One company that has been doing a lot by way of skeuomorphism is Apple and it was only with the introduction of iOS7 that Apple showed a distinct move away from this design principle. Nevertheless, their watch is nothing but total skeuomorphism at work!

There is a lot of debate about using the principle of skeuomorphism for wearable technology. Do people not want the simplicity and attractiveness of skeuomorphism? After all, you know exactly which button to press when a skeuomorphic interface is showing you a good old-fashioned switch even if it is on a modern and digital device. Very different from flat design concepts!



As a wearable device, a smartwatch is all about its computing powers and yet people are more comfortable with it if it looks like a conventional watch. If you were to look at the history of how devices change in their design elements, it is indeed interesting to note that most new technological devices tend to imitate conventional technology. It is only a little later perhaps that those devices take on a form of their own. After all, today’s smart phones to not look anything like the old time rotary dial telephone now do they!

For sure, some skeuomorphism design elements we can do without – why would a metal strap on a smartwatch need to look like teak wood? But if skeuomorphism is going to result in a device that gives me modern edge functionalities with old world charm – that has to be a good thing indeed!

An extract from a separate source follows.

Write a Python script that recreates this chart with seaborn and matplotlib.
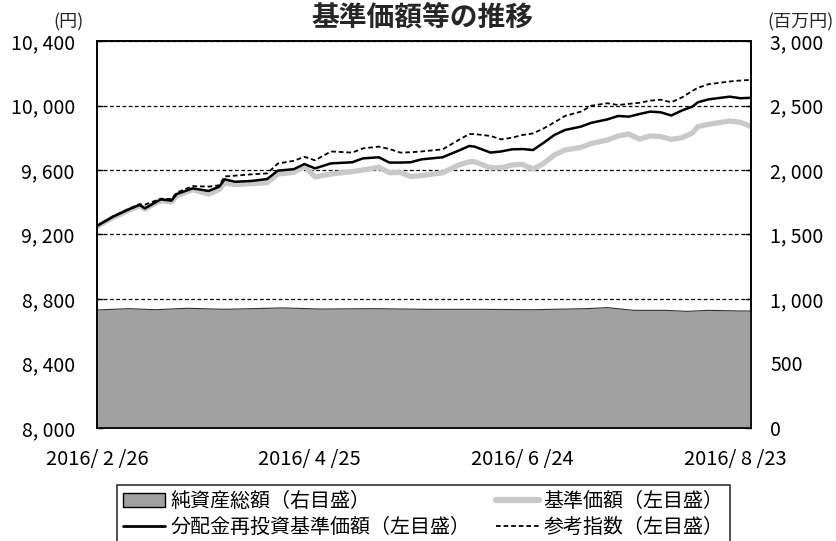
import pandas as pd
import matplotlib
matplotlib.use('Agg')
import matplotlib.pyplot as plt
import seaborn as sns
from matplotlib.lines import Line2D
from matplotlib.patches import Patch
from matplotlib.ticker import FixedLocator, FuncFormatter

# trading-day calendar, 2016/2/26 - 2016/8/26 (Japanese holidays removed)
jp_holidays = ['2016-03-21', '2016-04-29', '2016-05-03', '2016-05-04',
               '2016-05-05', '2016-07-18', '2016-08-11']
dates = pd.bdate_range('2016-02-26', '2016-08-26', freq='C', holidays=jp_holidays)

# sampled trading-day positions (index into dates)
days = [0, 3, 6, 8, 9, 12, 14, 15, 18, 21, 23, 24, 26, 29, 32, 34, 37, 39, 41, 44,
        48, 50, 53, 55, 57, 59, 61, 65, 68, 70, 71, 74, 76, 78, 80, 82, 84, 86, 88, 91,
        93, 96, 98, 100, 102, 104, 106, 108, 110, 112, 113, 115, 119, 121, 123]

# 分配金再投資基準価額 (yen)
reinvest = [9253, 9310, 9356, 9383, 9362, 9418, 9410, 9451, 9486, 9470,
            9497, 9542, 9527, 9532, 9544, 9596, 9605, 9637, 9610, 9641,
            9648, 9672, 9679, 9646, 9646, 9648, 9666, 9679, 9720, 9749,
            9745, 9708, 9715, 9728, 9730, 9724, 9769, 9817, 9848, 9869,
            9893, 9914, 9935, 9931, 9947, 9962, 9958, 9938, 9969, 9994,
            10020, 10038, 10055, 10045, 10048]

# 基準価額 (yen)
nav = [9250, 9305, 9350, 9378, 9358, 9410, 9402, 9440, 9478, 9450,
       9480, 9520, 9510, 9515, 9522, 9575, 9585, 9625, 9557, 9575,
       9590, 9600, 9617, 9583, 9585, 9560, 9565, 9583, 9631, 9651,
       9651, 9614, 9614, 9631, 9635, 9605, 9641, 9693, 9724, 9740,
       9765, 9786, 9811, 9823, 9792, 9811, 9807, 9790, 9800, 9830,
       9869, 9883, 9904, 9896, 9869]

# 参考指数 (yen)
bench = [9253, 9312, 9360, 9388, 9385, 9422, 9420, 9460, 9500, 9497,
         9505, 9560, 9565, 9573, 9579, 9640, 9657, 9682, 9660, 9715,
         9708, 9734, 9745, 9730, 9708, 9710, 9715, 9728, 9786, 9823,
         9823, 9811, 9790, 9800, 9817, 9827, 9858, 9895, 9935, 9962,
         9999, 10014, 10003, 10010, 10017, 10030, 10036, 10020, 10050, 10091,
         10110, 10132, 10149, 10155, 10159]

# 純資産総額 (million yen)
asset_days = [0, 6, 11, 17, 24, 35, 42, 52, 62, 72, 82, 92, 96, 101, 107, 111, 115, 121, 123]
assets = [915, 925, 917, 928, 920, 931, 922, 925, 920, 920, 917, 925, 933, 912, 912, 904, 912, 907, 907]

left_ticks = [8000, 8400, 8800, 9200, 9600, 10000, 10400]
right_ticks = [0, 500, 1000, 1500, 2000, 2500, 3000]
date_ticks = [0, 40, 80, 120]

legend_labels = ['純資産総額（右目盛）', '分配金再投資基準価額（左目盛）',
                 '基準価額（左目盛）', '参考指数（左目盛）']

sns.set_theme(style='white')
plt.rcParams['font.family'] = ['Noto Sans CJK JP', 'DejaVu Sans']

fig = plt.figure(figsize=(8.37, 5.41), dpi=100)
ax = fig.add_axes([0.1159, 0.2089, 0.7814, 0.7153])
ax2 = ax.twinx()

# net assets area on the right axis
ax2.fill_between(asset_days, assets, color='#a0a1a0', lw=0)
ax2.plot(asset_days, assets, color='#303030', lw=0.8)
ax2.set_ylim(0, 3000)

# price lines on the left axis
sns.lineplot(x=days, y=nav, ax=ax, color='#c9c9c9', linewidth=3.8)
sns.lineplot(x=days, y=reinvest, ax=ax, color='black', linewidth=1.8)
sns.lineplot(x=days, y=bench, ax=ax, color='black', linewidth=1.3, linestyle=(0, (2.6, 1.6)))

ax.set_xlim(0, 123)
ax.set_ylim(8000, 10400)
ax.yaxis.set_major_locator(FixedLocator(left_ticks))
ax.yaxis.set_major_formatter(FuncFormatter(lambda v, p: f'{int(v):,}'.replace(',', ', ')))
ax2.yaxis.set_major_locator(FixedLocator(right_ticks))
ax2.yaxis.set_major_formatter(FuncFormatter(lambda v, p: f'{int(v):,}'.replace(',', ', ')))
ax.set_xticks(date_ticks)
ax.set_xticklabels([f'{dates[i].year}/ {dates[i].month} /{dates[i].day}' for i in date_ticks])

ax.yaxis.grid(True, color='black', lw=0.9, ls=(0, (3, 2)))
ax.xaxis.grid(False)
ax2.grid(False)

for a in (ax, ax2):
    for s in a.spines.values():
        s.set_color('black')
        s.set_linewidth(1.2)
        s.set_visible(True)

ax.tick_params(axis='y', direction='in', length=4, width=1, color='black', pad=16,
               labelsize=14, labelcolor='black', left=True)
ax.tick_params(axis='x', direction='in', length=5, width=1, color='black', pad=15,
               labelsize=14.5, labelcolor='black', bottom=True)
ax2.tick_params(axis='y', direction='in', length=4, width=1, color='black', pad=14,
                labelsize=14, labelcolor='black', right=True)

fig.text(422 / 837, 1 - 17 / 541, '基準価額等の推移', ha='center', va='center',
         fontsize=20, fontweight='bold')
fig.text(69 / 837, 1 - 22 / 541, '(円)', ha='center', va='center', fontsize=13)
fig.text(834 / 837, 1 - 22 / 541, '(百万円)', ha='right', va='center', fontsize=13)

handles = [Patch(facecolor='#a0a1a0', edgecolor='black', linewidth=1),
           Line2D([], [], color='black', lw=2),
           Line2D([], [], color='#c9c9c9', lw=4.5),
           Line2D([], [], color='black', lw=1.3, ls=(0, (2.6, 1.6)))]
leg = fig.legend(handles, legend_labels, ncol=2, loc='upper center',
                 bbox_to_anchor=(423.5 / 837, 1 - 485 / 541), frameon=True, fancybox=False,
                 edgecolor='black', fontsize=14.4, handlelength=2.1, handletextpad=0.25,
                 columnspacing=1.3, labelspacing=0.25, borderpad=0.3, borderaxespad=0)
leg.get_frame().set_linewidth(1.2)
for t in leg.get_texts():
    t.set_color('black')

fig.savefig('out.png', dpi=100)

As with everything in the world of wearable tech, even design elements follow trends. Today it does seem like skeuomorphism is back with a bang and it allows designers a wider palette to choose from. Perhaps that is one of the reasons why there is an ever increasing number of collaborations between truly tech companies and fashion designers. The end result is a watch that not only looks smart but also functions smart. So, until we find a more powerful element to work with, we have to take a skeuomorphed attitude to design!